◆ What needs to be done: Extract the text of every entry below exactly; leave images out.
::: Dataset records :::
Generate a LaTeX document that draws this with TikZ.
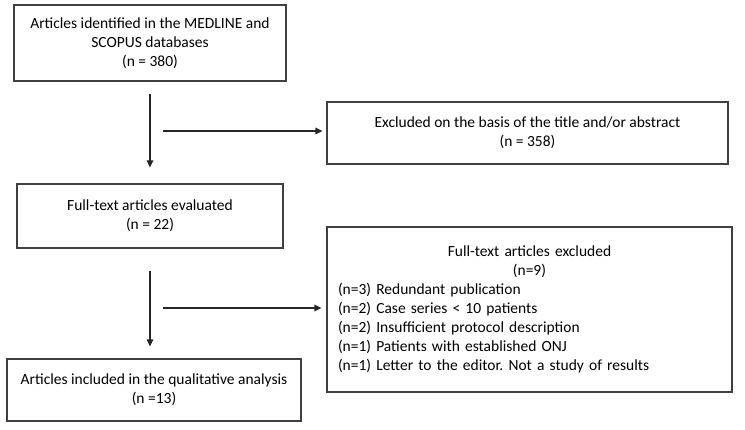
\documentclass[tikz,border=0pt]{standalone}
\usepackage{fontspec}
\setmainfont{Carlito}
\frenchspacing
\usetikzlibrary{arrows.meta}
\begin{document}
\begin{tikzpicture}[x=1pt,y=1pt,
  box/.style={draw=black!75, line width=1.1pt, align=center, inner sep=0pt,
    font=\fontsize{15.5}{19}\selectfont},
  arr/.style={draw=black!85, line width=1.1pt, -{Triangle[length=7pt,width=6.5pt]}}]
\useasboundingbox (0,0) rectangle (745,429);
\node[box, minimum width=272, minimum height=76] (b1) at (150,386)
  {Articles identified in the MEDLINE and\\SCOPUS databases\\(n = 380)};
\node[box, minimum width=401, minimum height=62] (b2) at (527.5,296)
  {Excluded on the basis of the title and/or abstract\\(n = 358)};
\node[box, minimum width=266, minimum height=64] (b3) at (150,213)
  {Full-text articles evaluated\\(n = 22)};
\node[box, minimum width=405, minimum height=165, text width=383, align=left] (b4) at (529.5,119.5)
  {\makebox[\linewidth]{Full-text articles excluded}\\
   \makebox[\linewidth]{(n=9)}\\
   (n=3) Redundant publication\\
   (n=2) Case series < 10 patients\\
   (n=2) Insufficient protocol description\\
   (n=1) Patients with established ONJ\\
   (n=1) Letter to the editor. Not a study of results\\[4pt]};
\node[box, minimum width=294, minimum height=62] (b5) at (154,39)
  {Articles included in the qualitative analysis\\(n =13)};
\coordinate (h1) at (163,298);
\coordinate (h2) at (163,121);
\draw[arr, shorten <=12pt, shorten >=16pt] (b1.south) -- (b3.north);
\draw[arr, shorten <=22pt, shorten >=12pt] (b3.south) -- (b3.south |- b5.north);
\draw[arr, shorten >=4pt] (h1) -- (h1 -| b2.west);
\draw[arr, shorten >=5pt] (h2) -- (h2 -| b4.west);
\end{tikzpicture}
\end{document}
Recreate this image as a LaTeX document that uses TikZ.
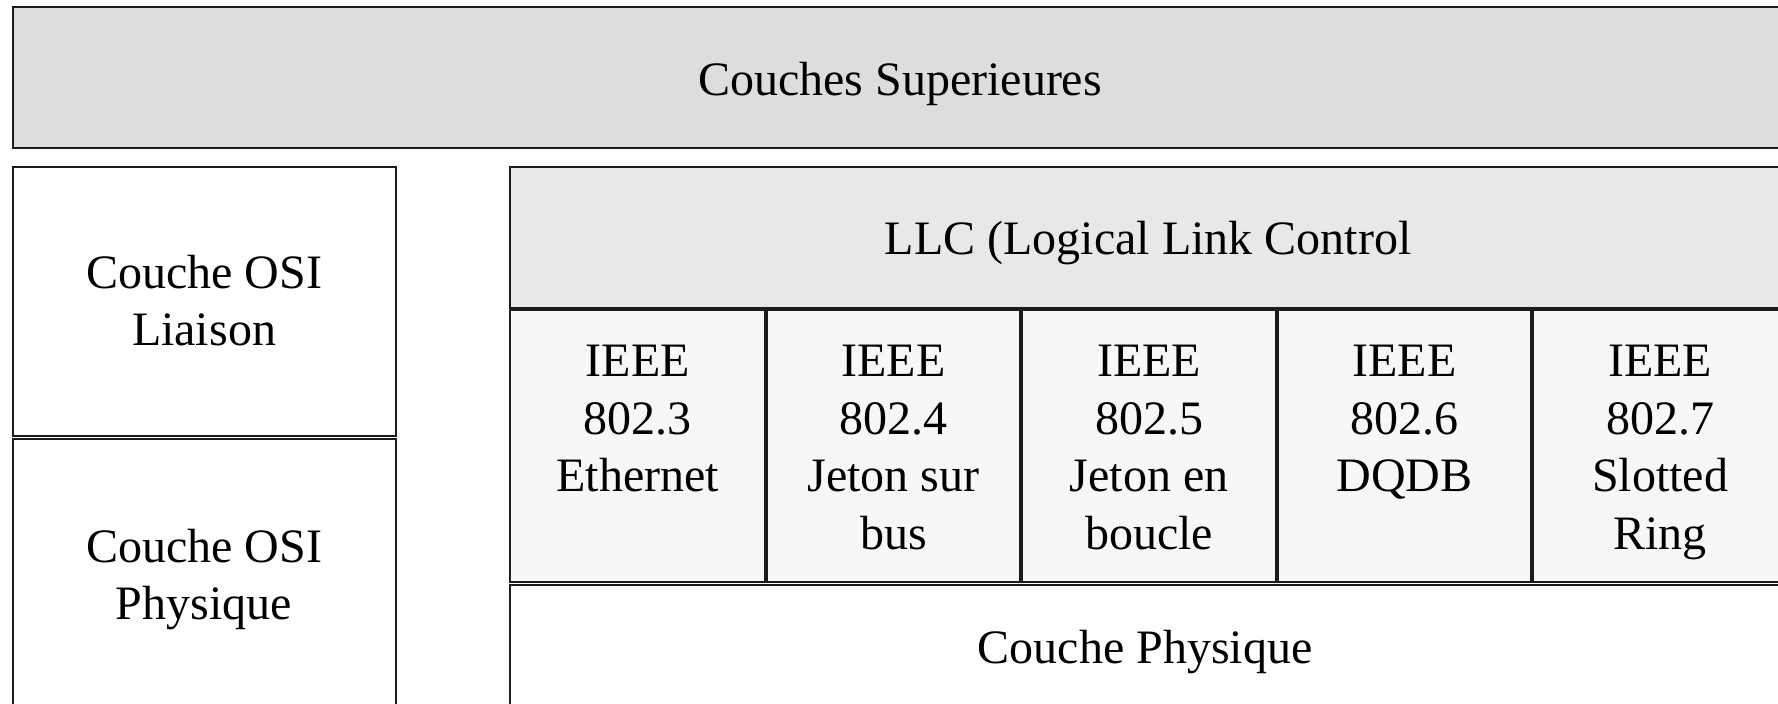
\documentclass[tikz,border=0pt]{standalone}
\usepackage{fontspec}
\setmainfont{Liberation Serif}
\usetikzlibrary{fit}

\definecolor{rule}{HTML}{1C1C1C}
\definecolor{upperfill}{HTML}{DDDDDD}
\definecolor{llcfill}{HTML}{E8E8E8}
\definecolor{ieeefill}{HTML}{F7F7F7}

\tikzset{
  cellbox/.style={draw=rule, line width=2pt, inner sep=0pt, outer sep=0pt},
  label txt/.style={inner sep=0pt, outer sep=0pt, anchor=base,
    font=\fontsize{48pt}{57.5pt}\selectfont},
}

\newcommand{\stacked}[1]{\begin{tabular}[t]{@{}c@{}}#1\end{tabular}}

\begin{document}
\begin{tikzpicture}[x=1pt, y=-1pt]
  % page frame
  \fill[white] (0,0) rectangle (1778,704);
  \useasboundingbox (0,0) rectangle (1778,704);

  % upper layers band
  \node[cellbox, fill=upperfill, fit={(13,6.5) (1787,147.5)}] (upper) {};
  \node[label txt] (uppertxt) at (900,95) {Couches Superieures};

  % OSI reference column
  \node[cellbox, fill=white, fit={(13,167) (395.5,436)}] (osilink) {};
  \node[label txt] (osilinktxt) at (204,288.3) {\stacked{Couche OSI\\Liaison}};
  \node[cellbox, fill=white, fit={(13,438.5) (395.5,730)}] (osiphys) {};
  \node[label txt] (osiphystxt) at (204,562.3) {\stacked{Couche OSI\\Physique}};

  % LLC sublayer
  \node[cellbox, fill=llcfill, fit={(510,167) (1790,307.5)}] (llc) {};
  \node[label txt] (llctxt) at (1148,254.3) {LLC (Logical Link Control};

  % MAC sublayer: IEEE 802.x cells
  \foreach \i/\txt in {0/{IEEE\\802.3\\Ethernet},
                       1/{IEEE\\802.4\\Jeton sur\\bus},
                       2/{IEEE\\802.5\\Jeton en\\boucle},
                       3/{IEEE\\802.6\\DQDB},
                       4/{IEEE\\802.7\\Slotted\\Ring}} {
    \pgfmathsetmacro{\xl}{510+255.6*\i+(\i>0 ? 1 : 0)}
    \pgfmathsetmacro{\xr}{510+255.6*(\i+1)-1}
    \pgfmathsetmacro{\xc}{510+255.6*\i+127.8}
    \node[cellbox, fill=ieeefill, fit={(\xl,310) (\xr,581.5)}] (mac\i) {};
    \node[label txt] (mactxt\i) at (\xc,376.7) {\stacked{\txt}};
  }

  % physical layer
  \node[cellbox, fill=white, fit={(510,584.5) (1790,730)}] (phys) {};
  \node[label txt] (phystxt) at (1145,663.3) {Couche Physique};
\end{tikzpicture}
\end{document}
:::
◆ Answer for this exercise:
Generate a LaTeX document that draws this with TikZ.
\documentclass[tikz,border=0pt]{standalone}
\usepackage{fontspec}
\setmainfont{Carlito}
\frenchspacing
\usetikzlibrary{arrows.meta}
\begin{document}
\begin{tikzpicture}[x=1pt,y=1pt,
  box/.style={draw=black!75, line width=1.1pt, align=center, inner sep=0pt,
    font=\fontsize{15.5}{19}\selectfont},
  arr/.style={draw=black!85, line width=1.1pt, -{Triangle[length=7pt,width=6.5pt]}}]
\useasboundingbox (0,0) rectangle (745,429);
\node[box, minimum width=272, minimum height=76] (b1) at (150,386)
  {Articles identified in the MEDLINE and\\SCOPUS databases\\(n = 380)};
\node[box, minimum width=401, minimum height=62] (b2) at (527.5,296)
  {Excluded on the basis of the title and/or abstract\\(n = 358)};
\node[box, minimum width=266, minimum height=64] (b3) at (150,213)
  {Full-text articles evaluated\\(n = 22)};
\node[box, minimum width=405, minimum height=165, text width=383, align=left] (b4) at (529.5,119.5)
  {\makebox[\linewidth]{Full-text articles excluded}\\
   \makebox[\linewidth]{(n=9)}\\
   (n=3) Redundant publication\\
   (n=2) Case series < 10 patients\\
   (n=2) Insufficient protocol description\\
   (n=1) Patients with established ONJ\\
   (n=1) Letter to the editor. Not a study of results\\[4pt]};
\node[box, minimum width=294, minimum height=62] (b5) at (154,39)
  {Articles included in the qualitative analysis\\(n =13)};
\coordinate (h1) at (163,298);
\coordinate (h2) at (163,121);
\draw[arr, shorten <=12pt, shorten >=16pt] (b1.south) -- (b3.north);
\draw[arr, shorten <=22pt, shorten >=12pt] (b3.south) -- (b3.south |- b5.north);
\draw[arr, shorten >=4pt] (h1) -- (h1 -| b2.west);
\draw[arr, shorten >=5pt] (h2) -- (h2 -| b4.west);
\end{tikzpicture}
\end{document}
Recreate this image as a LaTeX document that uses TikZ.
\documentclass[tikz,border=0pt]{standalone}
\usepackage{fontspec}
\setmainfont{Liberation Serif}
\usetikzlibrary{fit}

\definecolor{rule}{HTML}{1C1C1C}
\definecolor{upperfill}{HTML}{DDDDDD}
\definecolor{llcfill}{HTML}{E8E8E8}
\definecolor{ieeefill}{HTML}{F7F7F7}

\tikzset{
  cellbox/.style={draw=rule, line width=2pt, inner sep=0pt, outer sep=0pt},
  label txt/.style={inner sep=0pt, outer sep=0pt, anchor=base,
    font=\fontsize{48pt}{57.5pt}\selectfont},
}

\newcommand{\stacked}[1]{\begin{tabular}[t]{@{}c@{}}#1\end{tabular}}

\begin{document}
\begin{tikzpicture}[x=1pt, y=-1pt]
  % page frame
  \fill[white] (0,0) rectangle (1778,704);
  \useasboundingbox (0,0) rectangle (1778,704);

  % upper layers band
  \node[cellbox, fill=upperfill, fit={(13,6.5) (1787,147.5)}] (upper) {};
  \node[label txt] (uppertxt) at (900,95) {Couches Superieures};

  % OSI reference column
  \node[cellbox, fill=white, fit={(13,167) (395.5,436)}] (osilink) {};
  \node[label txt] (osilinktxt) at (204,288.3) {\stacked{Couche OSI\\Liaison}};
  \node[cellbox, fill=white, fit={(13,438.5) (395.5,730)}] (osiphys) {};
  \node[label txt] (osiphystxt) at (204,562.3) {\stacked{Couche OSI\\Physique}};

  % LLC sublayer
  \node[cellbox, fill=llcfill, fit={(510,167) (1790,307.5)}] (llc) {};
  \node[label txt] (llctxt) at (1148,254.3) {LLC (Logical Link Control};

  % MAC sublayer: IEEE 802.x cells
  \foreach \i/\txt in {0/{IEEE\\802.3\\Ethernet},
                       1/{IEEE\\802.4\\Jeton sur\\bus},
                       2/{IEEE\\802.5\\Jeton en\\boucle},
                       3/{IEEE\\802.6\\DQDB},
                       4/{IEEE\\802.7\\Slotted\\Ring}} {
    \pgfmathsetmacro{\xl}{510+255.6*\i+(\i>0 ? 1 : 0)}
    \pgfmathsetmacro{\xr}{510+255.6*(\i+1)-1}
    \pgfmathsetmacro{\xc}{510+255.6*\i+127.8}
    \node[cellbox, fill=ieeefill, fit={(\xl,310) (\xr,581.5)}] (mac\i) {};
    \node[label txt] (mactxt\i) at (\xc,376.7) {\stacked{\txt}};
  }

  % physical layer
  \node[cellbox, fill=white, fit={(510,584.5) (1790,730)}] (phys) {};
  \node[label txt] (phystxt) at (1145,663.3) {Couche Physique};
\end{tikzpicture}
\end{document}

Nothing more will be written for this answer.